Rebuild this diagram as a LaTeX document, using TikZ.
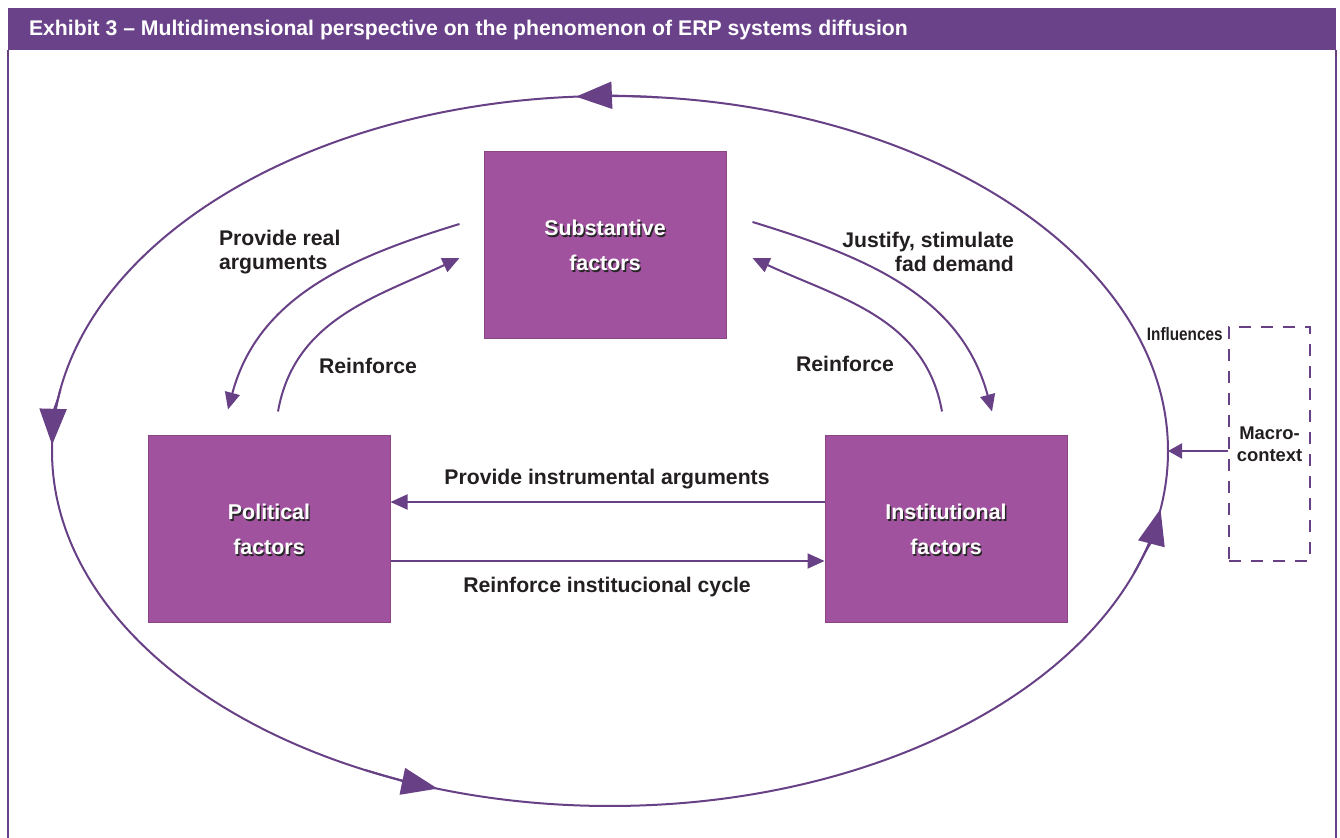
\documentclass[tikz,border=0pt]{standalone}
\usepackage{fontspec}
\setmainfont{Liberation Sans}
\usetikzlibrary{arrows.meta,positioning}

\definecolor{erpHead}{HTML}{69428A}
\definecolor{erpLine}{HTML}{674086}
\definecolor{erpBox}{HTML}{A0529E}
\definecolor{erpText}{HTML}{231F20}

\begin{document}
\begin{tikzpicture}[x=0.5pt,y=0.5pt,
  every node/.style={font=\bfseries\fontsize{10.6}{12}\selectfont,text=erpText},
  factor/.style={fill=erpBox,draw=erpBox!85!black,line width=0.5pt,minimum width=121pt,minimum height=93.5pt,inner sep=0pt},
  factor txt/.style={text=white,align=center,font=\bfseries\fontsize{10.7}{17.5}\selectfont},
  factor shade/.style={text=black!85,align=center,font=\bfseries\fontsize{10.7}{17.5}\selectfont},
  ring/.style={draw=erpLine,line width=1pt},
  conn/.style={draw=erpLine,line width=1pt,-{Triangle[length=8.5pt,width=7.5pt]}},
  bigtip/.style={draw=erpLine,fill=erpLine,line width=1pt,-{Triangle[length=18pt,width=13.5pt]}},
  macrobox/.style={draw=erpLine,line width=1.3pt,dash pattern=on 6pt off 5pt,minimum width=40.5pt,minimum height=117pt,align=center,font=\bfseries\fontsize{9.2}{11}\selectfont}
]
\useasboundingbox (0,0) rectangle (1340,-838);

% frame and title bar
\fill[erpHead] (8,-8) rectangle (1336,-50);
\draw[erpLine,line width=0.6pt] (8,-50) -- (8,-838) (1336,-50) -- (1336,-838);
\node[anchor=west,text=white] (title) at (22,-30) {Exhibit 3 -- Multidimensional perspective on the phenomenon of ERP systems diffusion};

% the outer cycle
\coordinate (c) at (610,-451);
\draw[ring] (c) ellipse [x radius=279pt, y radius=177.5pt];
\foreach \a/\b in {85/93.5, 170/179, 244/252, -20/-9.4}
  \draw[bigtip] ([shift={(\a:279pt and 177.5pt)}]c) arc[start angle=\a, end angle=\b, x radius=279pt, y radius=177.5pt];

% factors
\node[factor] (subst) at (605,-245.5) {};
\node[factor] (pol) at (269,-529.5) {};
\node[factor] (inst) at (946,-529.5) {};

\node[factor shade] at ([shift={(0.7pt,-0.7pt)}]subst) {Substantive\\factors};
\node[factor txt] (subst-t) at (subst) {Substantive\\factors};
\node[factor shade] at ([shift={(0.7pt,-0.7pt)}]pol) {Political\\factors};
\node[factor txt] (pol-t) at (pol) {Political\\factors};
\node[factor shade] at ([shift={(0.7pt,-0.7pt)}]inst) {Institutional\\factors};
\node[factor txt] (inst-t) at (inst) {Institutional\\factors};

% curved links
\draw[conn] ([shift={(-12pt,10.75pt)}]subst.west) to[out=197,in=75] ([shift={(-20.5pt,13pt)}]pol.north);
\draw[conn] ([shift={(4.5pt,12pt)}]pol.north) to[out=80,in=205] ([shift={(-12pt,-6.25pt)}]subst.west);
\draw[conn] ([shift={(13pt,11.75pt)}]subst.east) to[out=-17,in=105] ([shift={(23pt,12pt)}]inst.north);
\draw[conn] ([shift={(-2pt,12pt)}]inst.north) to[out=100,in=-25] ([shift={(13pt,-6.25pt)}]subst.east);

\node[anchor=west,align=left] (realarg) at (212,-252) {Provide real\\arguments};
\node (reinfL) at (368,-366) {Reinforce};
\node[anchor=east,align=right] (fad) at (1021,-252) {Justify, stimulate\\fad demand};
\node (reinfR) at (845,-364) {Reinforce};

% straight links
\coordinate (upper) at (0,-502);
\coordinate (lower) at (0,-561);
\draw[conn] (inst.west |- upper) -- (pol.east |- upper);
\draw[conn] (pol.east |- lower) -- (inst.west |- lower);
\node (instarg) at (607,-479) {Provide instrumental arguments};
\node (cycle) at (607,-587) {Reinforce institucional cycle};

% macro-context
\node[macrobox] (macro) at (1269.5,-444) {Macro-\\context};
\coordinate (ringE) at (1168,-451);
\draw[draw=erpLine,line width=1pt,-{Triangle[length=7pt,width=7.5pt]}] (macro.west |- ringE) -- (ringE);
\node[anchor=east,inner sep=0pt] (infl) at (1223,-334) {\fontsize{9}{11}\selectfont\scalebox{0.85}[1]{Influences}};
\end{tikzpicture}
\end{document}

===

> _Stated exercise_: Restate exactly, please, only the lines between the start of the data and the line containing "angle=\b, x radius=279pt, y radius=177.5pt];", both ends included, skipping the pictures.

> _Correct response_:
Rebuild this diagram as a LaTeX document, using TikZ.
\documentclass[tikz,border=0pt]{standalone}
\usepackage{fontspec}
\setmainfont{Liberation Sans}
\usetikzlibrary{arrows.meta,positioning}

\definecolor{erpHead}{HTML}{69428A}
\definecolor{erpLine}{HTML}{674086}
\definecolor{erpBox}{HTML}{A0529E}
\definecolor{erpText}{HTML}{231F20}

\begin{document}
\begin{tikzpicture}[x=0.5pt,y=0.5pt,
  every node/.style={font=\bfseries\fontsize{10.6}{12}\selectfont,text=erpText},
  factor/.style={fill=erpBox,draw=erpBox!85!black,line width=0.5pt,minimum width=121pt,minimum height=93.5pt,inner sep=0pt},
  factor txt/.style={text=white,align=center,font=\bfseries\fontsize{10.7}{17.5}\selectfont},
  factor shade/.style={text=black!85,align=center,font=\bfseries\fontsize{10.7}{17.5}\selectfont},
  ring/.style={draw=erpLine,line width=1pt},
  conn/.style={draw=erpLine,line width=1pt,-{Triangle[length=8.5pt,width=7.5pt]}},
  bigtip/.style={draw=erpLine,fill=erpLine,line width=1pt,-{Triangle[length=18pt,width=13.5pt]}},
  macrobox/.style={draw=erpLine,line width=1.3pt,dash pattern=on 6pt off 5pt,minimum width=40.5pt,minimum height=117pt,align=center,font=\bfseries\fontsize{9.2}{11}\selectfont}
]
\useasboundingbox (0,0) rectangle (1340,-838);

% frame and title bar
\fill[erpHead] (8,-8) rectangle (1336,-50);
\draw[erpLine,line width=0.6pt] (8,-50) -- (8,-838) (1336,-50) -- (1336,-838);
\node[anchor=west,text=white] (title) at (22,-30) {Exhibit 3 -- Multidimensional perspective on the phenomenon of ERP systems diffusion};

% the outer cycle
\coordinate (c) at (610,-451);
\draw[ring] (c) ellipse [x radius=279pt, y radius=177.5pt];
\foreach \a/\b in {85/93.5, 170/179, 244/252, -20/-9.4}
  \draw[bigtip] ([shift={(\a:279pt and 177.5pt)}]c) arc[start angle=\a, end angle=\b, x radius=279pt, y radius=177.5pt];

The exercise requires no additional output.